We want to stress to lawmakers who always seem to be asked to fund yet another system or upgrade, to put a hold on that request. It’s not that a new system is not urgently needed – it is and needed yesterday – but this data system is part of a much larger and more systemic problem – CYFD is not run in a data-driven manner.

While very good-hearted employees work earnestly to make sure kids are safe, the culture of CYFD is one of reaction and in many cases, making decisions based on hunches, opinions and politics. It is not a system that is capable of data-driven decision-making in a real way.

In order to address both the software and decision-making challenges, we advocate for a very different type of child welfare system – one we called in our book “Anna, Age Eight: The data-driven prevention of childhood trauma and maltreatment, Child Welfare-version 2.0.”

Child Welfare 2.0 is a new way of thinking about how the challenging work of child protective services can be done in a data-driven, technology-infused work environment – a place where collaboration meets data analysis with a focus on prevention. We believe it’s time for a radically new version of Child Welfare in New Mexico.

Again, as former employees, we wish to stress how much we respect our former coworkers and bosses for doing one of the hardest jobs in the world – and we wish to strengthen their work with a state-of-the-art data system, technology and empowerment – working in partnership with lawmakers on every level and a public deeply interested in problem solving so every child is healthy and every family is supported to succeed.

The dinosaur data system is on the verge of extinction. It is time for an upgrade. Our kids cannot wait.

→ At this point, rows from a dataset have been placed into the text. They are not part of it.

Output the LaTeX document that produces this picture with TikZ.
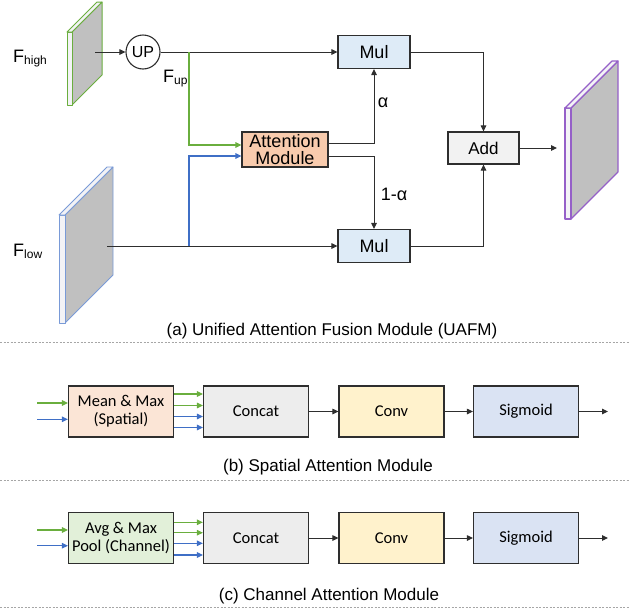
\documentclass[tikz,border=0pt]{standalone}
\usepackage{fontspec}
\setmainfont{Liberation Sans}
\newfontfamily\calibri{Carlito}
\usetikzlibrary{arrows.meta,calc}
\definecolor{lc}{HTML}{2E2E2E}
\definecolor{grn}{HTML}{6AAE3E}
\definecolor{blu}{HTML}{3F6FC6}
\definecolor{pur}{HTML}{9560C8}
\definecolor{slabgray}{HTML}{C0C0C0}
\definecolor{slabside}{HTML}{F3F3F6}
\definecolor{mulfill}{HTML}{DEEBF7}
\definecolor{attfill}{HTML}{F8CBAD}
\definecolor{addfill}{HTML}{F2F2F2}
\definecolor{meanfill}{HTML}{FBE5D6}
\definecolor{catfill}{HTML}{EDEDED}
\definecolor{convfill}{HTML}{FFF2CC}
\definecolor{sigfill}{HTML}{DAE3F3}
\definecolor{avgfill}{HTML}{E2F0D9}
\newcommand{\lowsub}[1]{\raisebox{-2.5pt}{\fontsize{12}{12}\selectfont #1}}
% x0, w, y0, y1, depth, colour, width
\newcommand{\drawslab}[7]{%
  \filldraw[draw=#6, fill=slabgray, line width=#7, line join=round] (#1+#2,#3) -- ++(#5,-#5) -- ++(0,#4-#3) -- (#1+#2,#4) -- cycle;
  \filldraw[draw=#6, fill=slabside, line width=#7, line join=round] (#1,#3) rectangle (#1+#2,#4);
  \filldraw[draw=#6, fill=slabside, line width=#7, line join=round] (#1,#3) -- ++(#5,-#5) -- ++(#2,0) -- (#1+#2,#3) -- cycle;
}
\tikzset{
  conn/.style={draw=lc, line width=1pt, -{Triangle[length=6pt,width=5.5pt]}},
  gconn/.style={draw=grn, line width=1.1pt, -{Triangle[length=6pt,width=5.5pt]}},
  bconn/.style={draw=blu, line width=1.1pt, -{Triangle[length=6pt,width=5.5pt]}},
  topbox/.style={draw=lc, line width=1.1pt, inner sep=0pt, align=center, font=\fontsize{18}{16.5}\selectfont},
  lowbox/.style={draw=lc, line width=1.1pt, inner sep=0pt, align=center, minimum width=105pt, minimum height=51pt, font=\calibri\fontsize{16.5}{17.7}\selectfont},
  caption/.style={font=\fontsize{17}{17}\selectfont},
  sep/.style={draw=gray!70, line width=0.6pt, dash pattern=on 2pt off 1.5pt},
  lbl/.style={font=\fontsize{18}{18}\selectfont, inner sep=0pt},
}
\begin{document}
\begin{tikzpicture}[x=1pt, y=-1pt]
\useasboundingbox (0,0) rectangle (629,611);

% ---------------- (a) UAFM ----------------
\begin{scope}
\clip (0,0) rectangle (629,611);
\drawslab{67}{5}{32}{105}{30}{grn}{1pt}
\end{scope}
\drawslab{59}{6}{215}{323}{48}{blu!70}{0.8pt}
\drawslab{565}{6}{108}{219}{47}{pur}{1.1pt}

\node[lbl, anchor=base west] (fhigh) at (13,62) {F\lowsub{high}};
\node[lbl, anchor=base west] (flow) at (13,256) {F\lowsub{low}};
\node[lbl, anchor=base west] (fup) at (163,82) {F\lowsub{up}};

\coordinate (fhc) at (95,52);
\coordinate (flc) at (107,246);
\node[draw=lc, line width=1.1pt, circle, minimum size=34pt, inner sep=0pt, font=\fontsize{16}{16}\selectfont] (up) at (143,52) {UP};

\node[topbox, fill=mulfill, minimum width=72pt, minimum height=33pt] (mul1) at (374,52) {Mul};
\node[topbox, fill=mulfill, minimum width=72pt, minimum height=33pt] (mul2) at (374,246) {Mul};
\node[topbox, fill=attfill, minimum width=86pt, minimum height=35pt] (att) at (285,149.5) {Attention\\Module};
\node[topbox, fill=addfill, minimum width=71pt, minimum height=32pt, font=\fontsize{17}{17}\selectfont] (add) at (483.5,148) {Add};

\coordinate (gb) at (189,52);
\coordinate (bb) at (189,246);
\coordinate (outp) at (557,148);

\draw[conn] (fhc) -- (up.west);
\draw[conn] (up.east) -- (mul1.west);
\draw[conn] (flc) -- (mul2.west);
\draw[gconn] (gb) |- ($(att.west)+(0,-4.5)$);
\draw[bconn] (bb) |- ($(att.west)+(0,6.5)$);
\draw[conn] ($(att.east)+(0,-6.5)$) -| (mul1.south);
\draw[conn] ($(att.east)+(0,6.5)$) -| (mul2.north);
\draw[conn] (mul1.east) -| (add.north);
\draw[conn] (mul2.east) -| (add.south);
\draw[conn] (add.east) -- (outp);

\node[lbl] (alpha) at (383,103) {α};
\node[lbl] (oneminus) at (394,194) {1-α};

\node[caption] (capa) at (332,331) {(a) Unified Attention Fusion Module (UAFM)};
\coordinate (s1l) at (0,342); \coordinate (s1r) at (629,342);
\draw[sep] (s1l) -- (s1r);

% ---------------- (b) Spatial ----------------
\node[lowbox, fill=meanfill] (mm) at (121,411.5) {Mean \& Max\\(Spatial)};
\node[lowbox, fill=catfill] (catb) at (256,411.5) {Concat};
\node[lowbox, fill=convfill] (convb) at (391.5,411.5) {Conv};
\node[lowbox, fill=sigfill] (sigb) at (526,411.5) {Sigmoid};
\coordinate (bing) at (37,403);
\coordinate (binb) at (37,419.3);
\coordinate (bout) at (608,411.5);
\draw[gconn] (bing) -- (mm.west |- bing);
\draw[bconn] (binb) -- (mm.west |- binb);
\draw[gconn] ($(mm.east)+(0,-17.5)$) -- ($(catb.west)+(0,-17.5)$);
\draw[gconn] ($(mm.east)+(0,-6)$) -- ($(catb.west)+(0,-6)$);
\draw[bconn] ($(mm.east)+(0,5)$) -- ($(catb.west)+(0,5)$);
\draw[bconn] ($(mm.east)+(0,16)$) -- ($(catb.west)+(0,16)$);
\draw[conn] (catb.east) -- (convb.west);
\draw[conn] (convb.east) -- (sigb.west);
\draw[conn] (sigb.east) -- (bout);
\node[caption] (capb) at (328,467) {(b) Spatial Attention Module};
\coordinate (s2l) at (0,480); \coordinate (s2r) at (629,480);
\draw[sep] (s2l) -- (s2r);

% ---------------- (c) Channel ----------------
\node[lowbox, fill=avgfill] (am) at (121,538) {Avg \& Max\\Pool (Channel)};
\node[lowbox, fill=catfill] (catc) at (256,538) {Concat};
\node[lowbox, fill=convfill] (convc) at (391.5,538) {Conv};
\node[lowbox, fill=sigfill] (sigc) at (526,538) {Sigmoid};
\coordinate (cing) at (37,530);
\coordinate (cinb) at (37,545.7);
\coordinate (cout) at (608,538);
\draw[gconn] (cing) -- (am.west |- cing);
\draw[bconn] (cinb) -- (am.west |- cinb);
\draw[gconn] ($(am.east)+(0,-15.7)$) -- ($(catc.west)+(0,-15.7)$);
\draw[gconn] ($(am.east)+(0,-5.3)$) -- ($(catc.west)+(0,-5.3)$);
\draw[bconn] ($(am.east)+(0,5.3)$) -- ($(catc.west)+(0,5.3)$);
\draw[bconn] ($(am.east)+(0,17)$) -- ($(catc.west)+(0,17)$);
\draw[conn] (catc.east) -- (convc.west);
\draw[conn] (convc.east) -- (sigc.west);
\draw[conn] (sigc.east) -- (cout);
\node[caption] (capc) at (329,596) {(c) Channel Attention Module};
\coordinate (s3l) at (0,607); \coordinate (s3r) at (629,607);
\draw[sep] (s3l) -- (s3r);
\end{tikzpicture}
\end{document}
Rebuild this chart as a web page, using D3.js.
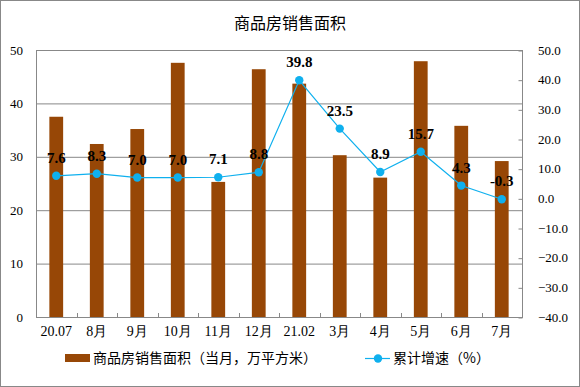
<!DOCTYPE html>
<html>
<head>
<meta charset="utf-8">
<script src="https://cdn.jsdelivr.net/npm/d3@7"></script>
<style>
  body { margin: 0; background: #fff; }
  svg { display: block; }
</style>
</head>
<body>
<svg class="combo-chart"></svg>
<script>
// chart data
const categories = ['20.07', '8月', '9月', '10月', '11月', '12月', '21.02', '3月', '4月', '5月', '6月', '7月'];
const salesArea = [37.5, 32.4, 35.2, 47.6, 25.3, 46.4, 43.7, 30.3, 26.1, 47.9, 35.8, 29.2];
const growthRate = [7.6, 8.3, 7.0, 7.0, 7.1, 8.8, 39.8, 23.5, 8.9, 15.7, 4.3, -0.3];
const leftTicks = [0, 10, 20, 30, 40, 50];
const rightTicks = [-40, -30, -20, -10, 0, 10, 20, 30, 40, 50];
const barName = '商品房销售面积（当月，万平方米）';
const lineName = '累计增速（%）';
const title = '商品房销售面积';

const svgWidth = 580, svgHeight = 387;
const margin = { top: 50, right: 58, bottom: 70, left: 36 };
const width = svgWidth - margin.left - margin.right;
const height = svgHeight - margin.top - margin.bottom;

const serif = '"Liberation Serif", "Times New Roman", serif';
const cjk = '"Noto Sans CJK SC", sans-serif';
const barColor = '#974706';
const lineColor = '#0fb0ee';
const gridColor = '#888';

const svg = d3.select('.combo-chart')
    .attr('width', svgWidth)
    .attr('height', svgHeight);

// outer frame
svg.append('rect')
    .attr('x', 0.5).attr('y', 0.5)
    .attr('width', svgWidth - 1).attr('height', svgHeight - 1)
    .attr('fill', '#fff')
    .attr('stroke', '#888');

svg.append('text')
    .attr('x', svgWidth / 2)
    .attr('y', 29)
    .attr('text-anchor', 'middle')
    .attr('font-family', cjk)
    .attr('font-size', 16)
    .text(title);

const g = svg.append('g')
    .attr('transform', 'translate(' + margin.left + ',' + margin.top + ')');

const x = d3.scaleBand()
    .domain(categories)
    .range([0, width])
    .paddingInner(0.66)
    .paddingOuter(0.33);

const yLeft = d3.scaleLinear().domain([0, 50]).range([height, 0]);
const yRight = d3.scaleLinear().domain([-40, 50]).range([height, 0]);

// gridlines
g.append('g')
    .selectAll('line')
    .data(leftTicks.slice(1))
    .join('line')
    .attr('x1', 0).attr('x2', width)
    .attr('y1', d => yLeft(d) + 0.5).attr('y2', d => yLeft(d) + 0.5)
    .attr('stroke', gridColor);

// plot border
g.append('rect')
    .attr('x', 0.5).attr('y', 0.5)
    .attr('width', width).attr('height', height)
    .attr('fill', 'none')
    .attr('stroke', gridColor);

// left axis
g.append('g')
    .call(d3.axisLeft(yLeft).tickValues(leftTicks).tickSize(0).tickPadding(13))
    .call(a => a.select('.domain').remove())
    .selectAll('text')
    .attr('font-family', serif)
    .attr('font-size', 13)
    .attr('fill', '#000');

// right axis, ticks pointing inward
g.append('g')
    .attr('transform', 'translate(' + width + ',0)')
    .call(d3.axisRight(yRight).tickValues(rightTicks).tickSize(-4).tickPadding(16).tickFormat(d3.format('.1f')))
    .call(a => a.select('.domain').remove())
    .call(a => a.selectAll('line').attr('stroke', gridColor).attr('transform', 'translate(0.5,0.5)'))
    .selectAll('text')
    .attr('font-family', serif)
    .attr('font-size', 13)
    .attr('fill', '#000');

// bottom ticks between categories
const step = x.step();
g.append('g')
    .selectAll('line')
    .data(d3.range(1, categories.length))
    .join('line')
    .attr('x1', d => Math.round(d * step) + 0.5).attr('x2', d => Math.round(d * step) + 0.5)
    .attr('y1', height).attr('y2', height - 4)
    .attr('stroke', gridColor);

g.append('g')
    .attr('transform', 'translate(0,' + height + ')')
    .call(d3.axisBottom(x).tickSize(0).tickPadding(9))
    .call(a => a.select('.domain').remove())
    .selectAll('text')
    .attr('font-family', serif)
    .attr('font-size', 14)
    .attr('fill', '#000');

// bars
g.append('g')
    .selectAll('rect')
    .data(salesArea)
    .join('rect')
    .attr('x', (d, i) => x(categories[i]))
    .attr('y', d => yLeft(d))
    .attr('width', x.bandwidth())
    .attr('height', d => height - yLeft(d))
    .attr('fill', barColor);

// growth line
const cx = i => x(categories[i]) + x.bandwidth() / 2;
const line = d3.line()
    .x((d, i) => cx(i))
    .y(d => yRight(d));

g.append('path')
    .datum(growthRate)
    .attr('fill', 'none')
    .attr('stroke', lineColor)
    .attr('stroke-width', 1.2)
    .attr('d', line);

g.append('g')
    .selectAll('circle')
    .data(growthRate)
    .join('circle')
    .attr('cx', (d, i) => cx(i))
    .attr('cy', d => yRight(d))
    .attr('r', 4.2)
    .attr('fill', lineColor);

g.append('g')
    .selectAll('text')
    .data(growthRate)
    .join('text')
    .attr('x', (d, i) => cx(i))
    .attr('y', d => yRight(d) - 13)
    .attr('text-anchor', 'middle')
    .attr('font-family', serif)
    .attr('font-size', 15)
    .attr('font-weight', 'bold')
    .text(d => d.toFixed(1));

// legend
const legend = svg.append('g').attr('transform', 'translate(0,358)');
legend.append('rect')
    .attr('x', 65).attr('y', -4)
    .attr('width', 25).attr('height', 8)
    .attr('fill', barColor);
legend.append('text')
    .attr('x', 93).attr('y', 5)
    .attr('font-family', cjk)
    .attr('font-size', 14)
    .text(barName);
legend.append('line')
    .attr('x1', 365).attr('x2', 390)
    .attr('y1', 0.5).attr('y2', 0.5)
    .attr('stroke', lineColor)
    .attr('stroke-width', 1.2);
legend.append('circle')
    .attr('cx', 378).attr('cy', 0.5)
    .attr('r', 4.2)
    .attr('fill', lineColor);
legend.append('text')
    .attr('x', 393).attr('y', 5)
    .attr('font-family', cjk)
    .attr('font-size', 14)
    .text(lineName);
</script>
</body>
</html>
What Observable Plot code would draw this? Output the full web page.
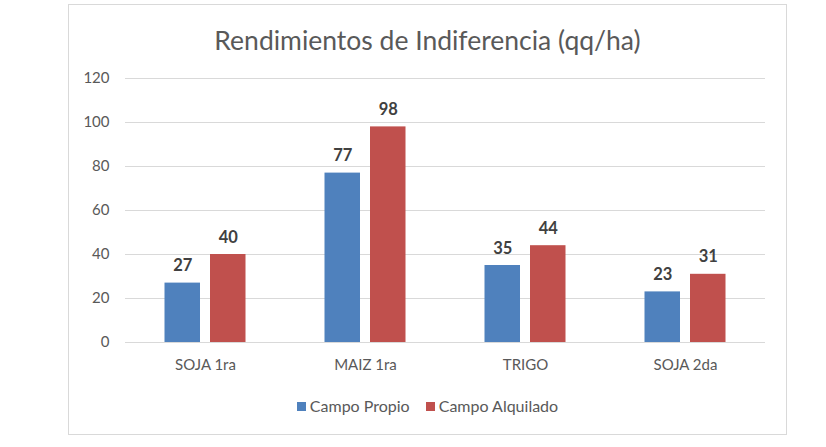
<!DOCTYPE html>
<html><head><meta charset="utf-8">
<script src="https://cdn.jsdelivr.net/npm/d3@7"></script>
<script src="https://cdn.jsdelivr.net/npm/@observablehq/plot@0.6"></script>
<style>
body{margin:0;background:#fff;font-family:Lato,"Open Sans",sans-serif;}
#chart{position:absolute;left:68px;top:4px;width:717px;height:429px;border:1px solid #d9d9d9;background:#fff;}
#title{height:30px;line-height:30px;padding-top:20px;text-align:center;font-size:26.5px;color:#595959;white-space:nowrap;}
#legend{margin-top:11px;height:20px;line-height:20px;text-align:center;font-size:16px;color:#595959;white-space:nowrap;}
.sw{display:inline-block;width:9px;height:9px;margin-right:4px;vertical-align:middle;position:relative;top:-1px;}
.item{margin:0 8px;}
svg text{font-size:15px;}
svg g[aria-label="text"] text{font-size:16.5px;}
</style></head><body>
<div id="chart"><div id="title">Rendimientos de Indiferencia (qq/ha)</div><div id="plot"></div><div id="legend"></div></div>
<script>
const categories = ["SOJA 1ra","MAIZ 1ra","TRIGO","SOJA 2da"];
const series = ["Campo Propio","Campo Alquilado"];
const propio = [27,77,35,23];
const alquilado = [40,98,44,31];
const colors = ["#4F81BD","#C0504D"];
const yTicks = [0,20,40,60,80,100,120];

const data = categories.flatMap((c,i)=>[
  {cat:c, serie:series[0], value:propio[i]},
  {cat:c, serie:series[1], value:alquilado[i]}
]);

const chart = Plot.plot({
  width: 717, height: 330,
  marginLeft: 56, marginRight: 21, marginTop: 23, marginBottom: 43,
  style: {fontFamily: "Lato, 'Open Sans', sans-serif", fontSize: "15px", color: "#595959", background: "transparent"},
  fx: {domain: categories, padding: 0, round: false, label: null, axis: "bottom", tickSize: 0, tickPadding: 17},
  x: {domain: series, paddingInner: 0.22, paddingOuter: 0.868, round: false, axis: null},
  y: {domain: [0,120], ticks: yTicks, tickSize: 0, tickPadding: 16, label: null},
  color: {domain: series, range: colors},
  marks: [
    Plot.ruleY(yTicks, {stroke: "#d9d9d9", strokeWidth: 1}),
    Plot.barY(data, {fx: "cat", x: "serie", y: "value", fill: "serie"}),
    Plot.text(data, {fx: "cat", x: "serie", y: "value", text: d => String(d.value), dy: -12, lineAnchor: "bottom", fontWeight: "bold", fontSize: 16.5, fill: "#404040"})
  ]
});
document.getElementById("plot").appendChild(chart);

const legend = document.getElementById("legend");
series.forEach((s,i)=>{
  const span = document.createElement("span");
  span.className = "item";
  const sw = document.createElement("span");
  sw.className = "sw"; sw.style.background = colors[i];
  span.appendChild(sw);
  span.appendChild(document.createTextNode(s));
  legend.appendChild(span);
});
</script>
</body></html>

Katherine Ortega Courtney and Dominic Cappello are advocates for data-driven and collaborative solutions in government and the co-authors of “Anna, Age Eight: The data-driven prevention of childhood trauma and maltreatment.” Ortega Courtney works for the Santa Fe Community Foundation, a philanthropic nonprofit organization, and Cappello works for Safety and Success, a nonprofit advocacy organization.